Pois bem: com o aparecimento dos novos deuses, liderados por Zeus, os gregos entenderam que houve uma guerra entre essas duas gerações de deuses, vencida pelos deuses Olímpicos, que eram mais racionais e mais parecidos com os seres humanos, tinham cada um uma personalidade própria complexa, e eram dotados de vontade própria, de capacidade de refletir, decidir, mudar de decisão etc., como um ser humano. Mas como os deuses são todos imortais, e sua "morte" quer dizer apenas serem lançados provisoriamente ou parcialmente na "noite negra do esquecimento", ficando mais esquecidos e mais fracos, os deuses vencidos continuam presentes, e de vez em quando se manifestam. São os tais "titãs", vencidos pela geração de Zeus.

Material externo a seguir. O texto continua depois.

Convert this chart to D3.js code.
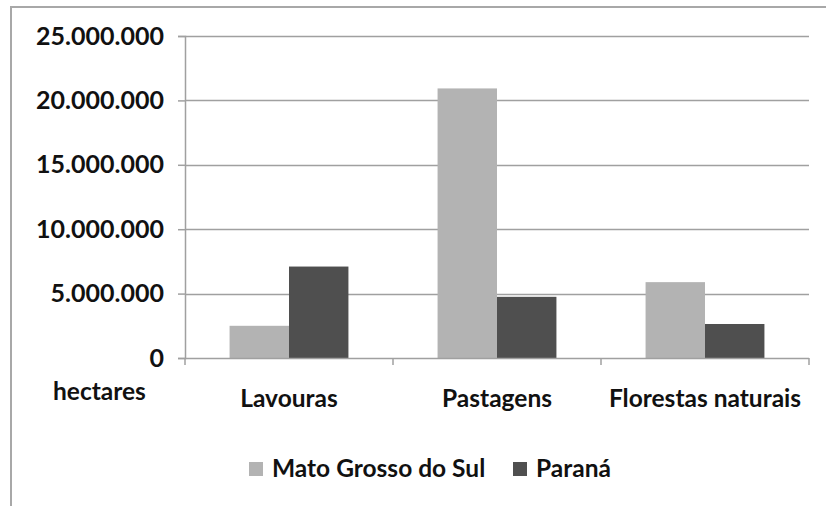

Segundo Otto, alguns desses deuses antigos foram aceitos e incorporados na nova mitologia como se fossem parte da geração mais nova dos deuses, passando a ser tratados pelos gregos como se tivessem personalidade similar à humana e fossem menos animalescos, como se não tivessem sido da geração dos antigos e arcaicos deuses "titãs" — e isso provoca imagens contraditórias desses deuses. Um desses casos é o de Posseidon, às vezes visto como uma força irracional, animalesca e primitiva dos mares, à maneira arcaica; às vezes como um irmão de Zeus, com sua personalidade, suas relações com o irmão, suas reflexões e decisões etc., já à maneira clássica.
Embora os livros mitológicos de Hesíodo sejam um século posteriores aos livros de Homero, e apesar de Hesíodo tornar as relações entre os deuses mais coerente e racional, se aproximando do que mais tarde se tornaria a filosofia (explicação racional sobre as relações entre as coisas que existem na natureza), o tratamento que Hesíodo dá aos deuses é bem mais conservador, e se aproxima muito do modo arcaico, anterior ao de sua época, de encarar os deuses. Além disso, nos livros de Hesíodo reaparecem muitas das entidades arcaicas que Homero havia ignorado nos seus livros para dar mais atenção aos deuses Olímpicos da nova era clássica. Por isso, Hesíodo é uma fonte melhor para a compreensão da mitologia arcaica dos períodos micênico e minóico, anteriores a Homero.
Mais uma vez, preciso concordar com Otto. Trata-se de um excelente estudioso do assunto.